I am trying ever so hard not to have the coronavirus dominate every conversation I have and every post I make... but it’s incredibly difficult! The virus is all anyone wants to talk about. It’s all they’re thinking about. It’s looming over some like a dark cloud and itching unhappily in the back of other’s minds. But I swear, in the last week, there’s not been an untroubled or unburdened or unconcerned person anywhere around me.

And then it hit me.

Everyone out there... they way you’re feeling: the tension in your shoulders, the doomsday dread in your thoughts, the tangled of knots in your stomach, the nightmares and fears, the wariness and suspicion and trepidation constantly clinging to you... Welcome to my world. Welcome to the world of anxiety.

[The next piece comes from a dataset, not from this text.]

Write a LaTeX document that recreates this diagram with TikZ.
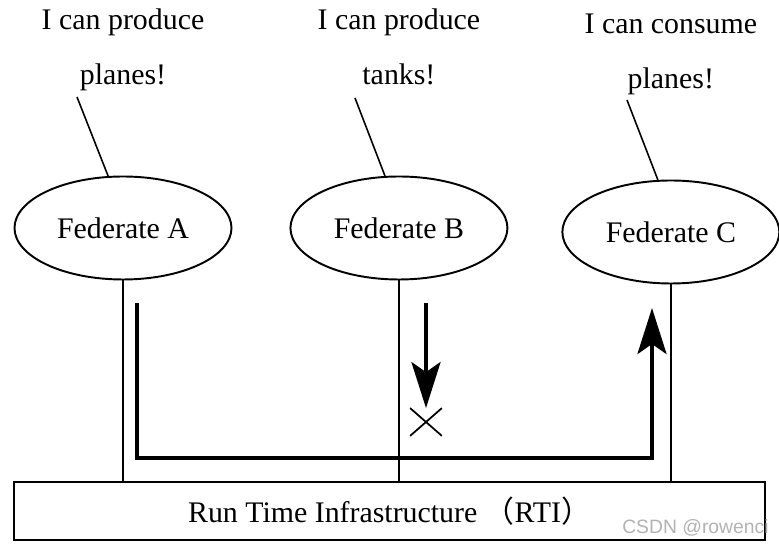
\documentclass[tikz,border=0pt]{standalone}
\usepackage{fontspec}
\setmainfont{Liberation Serif}
\newfontfamily\cjkfont{Noto Sans CJK SC}
\newfontfamily\markfont{Liberation Sans}
\usepackage{tikz}
\usetikzlibrary{positioning,shapes.geometric,shapes.misc,arrows.meta}

\begin{document}
\begin{tikzpicture}[
    >={Stealth[length=0.92cm,width=0.58cm,inset=0.2cm]},
    every node/.style={font=\fontsize{17}{31}\selectfont, align=center},
    fed/.style={draw, ellipse, line width=1.1pt, minimum width=4.34cm,
minimum height=2.06cm, inner sep=0pt},
    talk/.style={inner sep=2pt, text depth=3.7pt, node distance=1.62},
    link/.style={draw, line width=0.9pt},
    flow/.style={draw, line width=2.3pt}]

    \useasboundingbox (0,0) rectangle (15.58,11);

    \node[fed] (fedA) at (2.46,6.44) {Federate A};
    \node[fed, right=1.14 of fedA] (fedB) {Federate B};
    \node[fed, right=1.06 of fedB, yshift=-0.08cm] (fedC) {Federate C};

    \node[talk, above=of fedA] (sayA) {I can produce\\planes!};
    \node[talk, above=of fedB] (sayB) {I can produce\\tanks!};
    \node[talk, above=of fedC] (sayC) {I can consume\\planes!};

    \coordinate (tipA) at (1.54,9.06);
    \coordinate (tipB) at (7.10,9.04);
    \coordinate (tipC) at (12.54,9.00);
    \draw[link] (tipA) -- (fedA.106);
    \draw[link] (tipB) -- (fedB.105);
    \draw[link] (tipC) -- (fedC.104);

    \node[draw, line width=1.4pt, minimum width=15.02cm, minimum height=1.16cm,
inner sep=0pt] (rti) at (7.79,0.78) {Run Time Infrastructure {\cjkfont （}RTI{\cjkfont ）}};

    \draw[link] (fedA.south) -- (fedA.south |- rti.north);
    \draw[link] (fedB.south) -- (fedB.south |- rti.north);
    \draw[link] (fedC.south) -- (fedC.south |- rti.north);

    % planes go from A through the RTI to C
    \coordinate (flowA) at (2.74,4.94);
    \coordinate (flowTurn) at (2.74,1.84);
    \coordinate (flowC) at (13.04,4.84);
    \draw[flow, ->] (flowA) -- (flowTurn) -| (flowC);

    % tanks have nobody to take them
    \coordinate (blockB) at (8.52,4.94);
    \node[draw, cross out, line width=1pt, minimum width=0.6cm, minimum height=0.52cm,
inner sep=0pt] (nogo) at (8.52,2.56) {};
    \draw[flow, ->] (blockB) -- (nogo.north);

    \node[font=\markfont\fontsize{11}{13}\selectfont, text=gray!60, anchor=east,
inner sep=0pt] (mark) at (15.38,0.44) {CSDN @rowenci};

\end{tikzpicture}
\end{document}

My brain CONSTANTLY tells me there’s something wrong or that something bad is about to happen. It makes me struggle to concentrate, struggle to remain calm, struggle to do normal, everyday things. And it makes me hate grocery stores haha. Now everyone is having those exact same problems. It sucks, doesn’t it?! I wouldn’t wish it on anyone, I really wouldn’t. Anxiety, depression, panic attacks, PTSD... they’re no laughing matter.

Which is my point!

I hope that, in the future, after the virus has run its course and the medical and financial base of our world has been righted, that y’all will still remember the terrible anxiety you felt while all this was going on. And that your memory will translate into understanding and compassion for those who live with anxiety every single day... whether or not there’s a pandemic happening.

Be good to each other. Be patient. Be kind. And don’t forget the hardships you’ve been through— instead let them teach you lessons of humility and unity.